『アナザーラウンド』マッツ・ミケルセンは酒でバイブスあげるドン!

アナザーラウンド
英題:Another Round
原題:Druk

監督:トマス・ヴィンターベア
出演:マッツ・ミケルセン、トマス・ボー・ラーセン、ラース・ランゼ、Magnus Millang、マリア・ボネヴィーetc

評価:65点

おはようございます、チェ・ブンブンです。

カンヌ2020レーベルに選出され、批評家の2020年映画ベストにチラホラ名が挙がっているトマス・ヴィンターベア最新作のマッツ・ミケルセン呑んベぇ映画『Another Round』を観ました。ポスタービジュアルからは『スプリング・ブレイカーズ』や『荒野の千鳥足』の雰囲気が漂っていましたが、ドグマ系監督、あの『偽りなき者』のトマス・ヴィンターベアだけに辛辣なブラックコメディに仕上がっていました。
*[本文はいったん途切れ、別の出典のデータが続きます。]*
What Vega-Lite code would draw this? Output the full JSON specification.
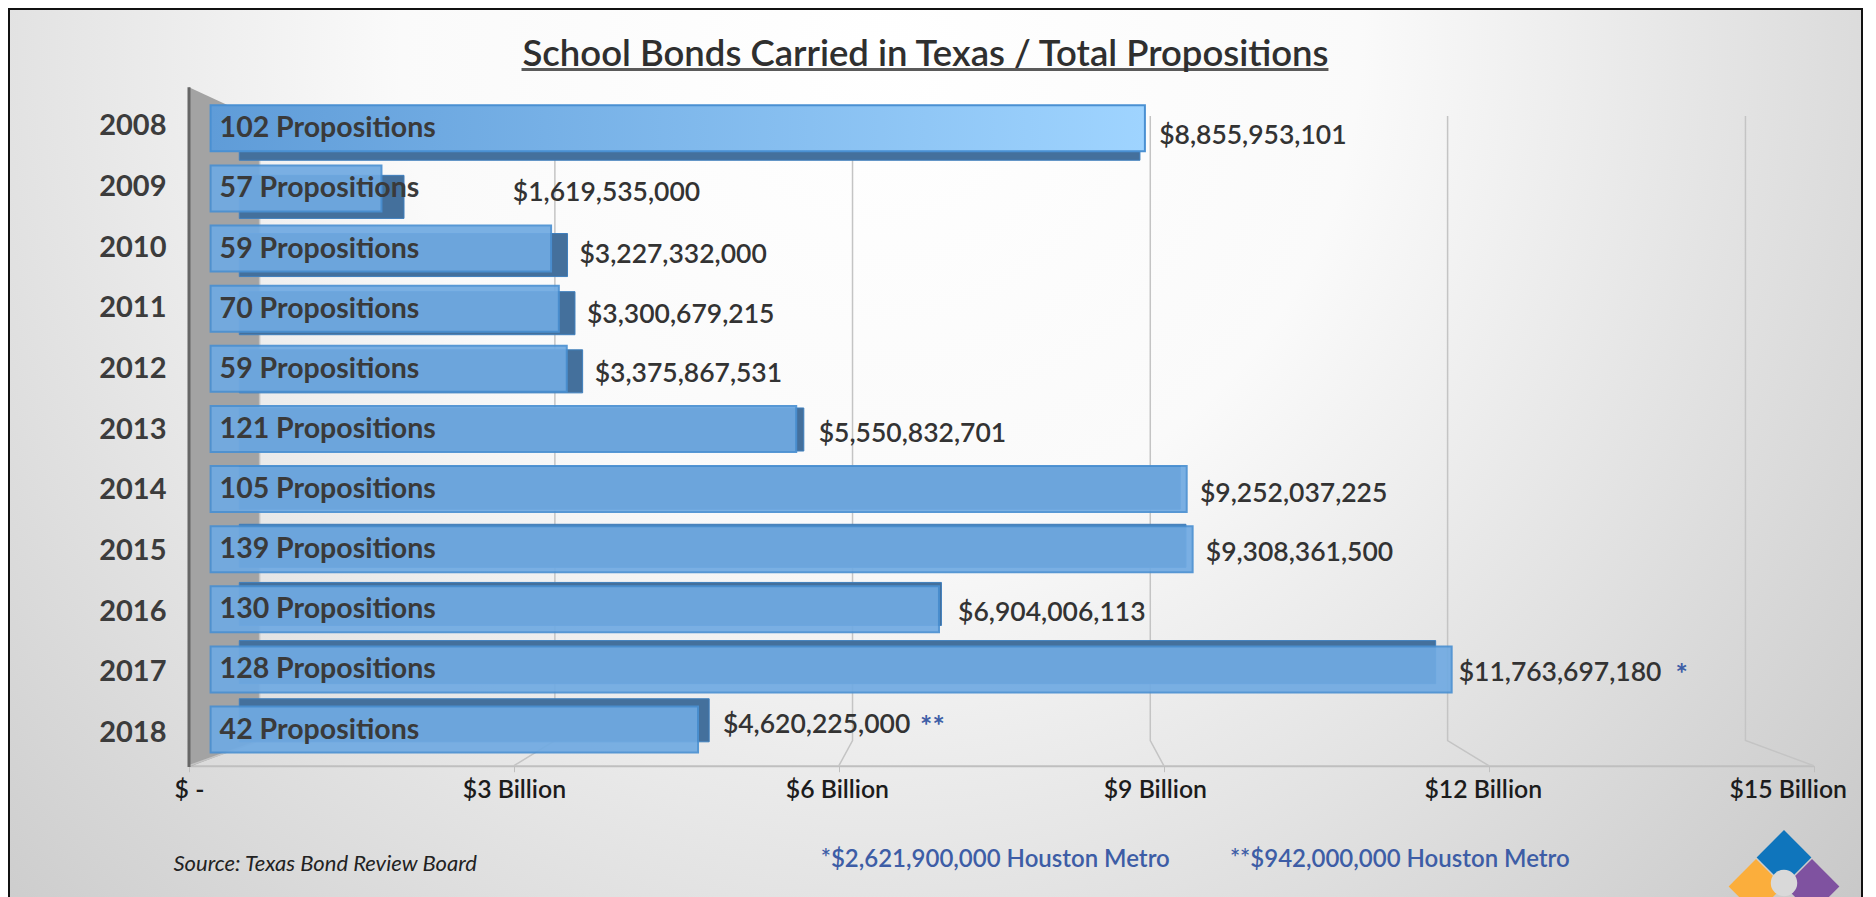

※日本公開は2021/9/3(金)邦題『アナザーラウンド』に決まりました。

『アナザーラウンド』あらすじ

Four friends, all high school teachers, test a theory that they will improve their lives by maintaining a constant level of alcohol in their blood.
訳:高校教師である4人の友人たちは、血中のアルコール濃度を一定に保つことで生活が改善されるという理論を試す。
imdbより引用

マッツ・ミケルセンは酒でバイブスあげるドン!

マッツ・ミケルセン演じる歴史教師Martinは、最近調子がよくない。自分の授業が果たして生徒に響いている感触がない。家庭もモヤモヤとしている。ある時、同僚と酒の席で、「血中アルコール濃度を0.05%にしておくと何事もうまくいく」という説を聞き、実践してみることにする。学校にお酒を隠しもち、背徳感に浸りつつ酒を呑む。すると、授業がうまくいきはじめる。抑圧された自分を解放するかのように大胆に授業を行い、生徒からの反応も勝ち取ったMartin。仲間たちも、意気揚々と授業をする。しかし、段々と、酒が効かなくなってきて、「もう少し入れようかな?」と思い始める。血中アルコール濃度が、o.1%、0.5%、0.7%と上がっていく。それと同時に身体に異変が生じてくる。スーパーで買い物をしようにも、呂律が回らなくなり倒れてしまう。学校では千鳥足で、事情を知らない先生を目の前に豪快に壁ドンしてしまうのだ。

本作が面白いところは、引き返すことができるポイントをいくつか用意しているところにある。例えば、サッカーの授業中、水を忘れた生徒が先生に「その水頂戴」と言い寄る場面がある。しかし、その中身はウォッカか何かである。また、学校の倉庫から酒が見つかり犯人探し的展開が始まったりする。あまりに危険な状態になっているにもかかわらず、背徳の蜜、成功体験の旨味を知ってしまった彼らはやめることができないのだ。

そしてある時を境に、白昼堂々浴びるように酒を呑み始めてしまうのである。本作は、依存症映画として秀逸である。一度、蜜の味を知ってしまい暴走すると歯止めが効かなくなってしまう。そして冒頭、ラストに狂気を配置することで、観る者ですらアルコール中毒の世界の魔力に惹きつけられそうになるのだ。ドグマ出身監督だけあって、ドキュメンタリータッチで荒唐無稽ながらも生々しく中毒から抜け出せない人を描く様に脱帽しました。

日本公開は多分するでしょう。

ヒューマントラストシネマ有楽町、渋谷あたりで観られそうな良作でした。